DG: Thanks for taking the time to have this discussion, David. You’ve covered a lot of territory here.
Brief Reflection:
I feel that my beliefs about the value of teaching English/Language Arts in schools fall in line with David Rathbun’s feelings, as does my belief that students want to be empowered and treated with respect in all their classrooms. I feel privileged to be working with him as I begin the student teaching experience this March, 2008. In relation to Wiggins and McTighe’s six facets of understanding, I feel that Mr. Rathbun would agree that all of these points are important to consider as a teacher, but I’m sure he would recognize other (less tangible, possibly) facets to consider, as well. His comments on the validity of studying any textual work in a language arts course seems to relates the “All the Worlds that Fit" argument by Rudy J. Miera in Zancanella’s text Dripping with Literacy, a Jazz-Fueled Road Trip, a Place to Breathe.
I wouldn’t say that Rathbun’s comments caused me to rethink my own beliefs.

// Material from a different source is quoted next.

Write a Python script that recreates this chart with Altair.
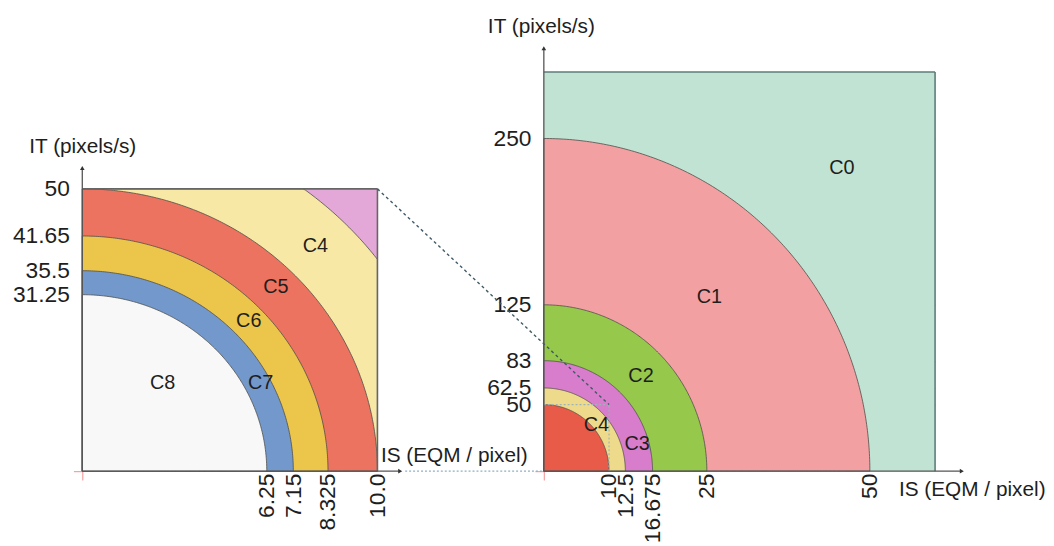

I recognize that his thoughts are his own, and while I intend to consider his perspective as a teacher, I feel the need to authenticate my own instruction with my own core positions. Again, I feel that many of his thoughts are in line with my own in many ways. After working with students from other cultures in ESL studies, I also cannot help but feel a certain amount of impatience with “typical" American high school students, at times. His claim that he doesn’t treat special education students any differently than others may be slightly misleading, but he makes a good point in stating that they [special education students, as well as all other students] have to be willing to make some effort before he meets them (halfway, if need be).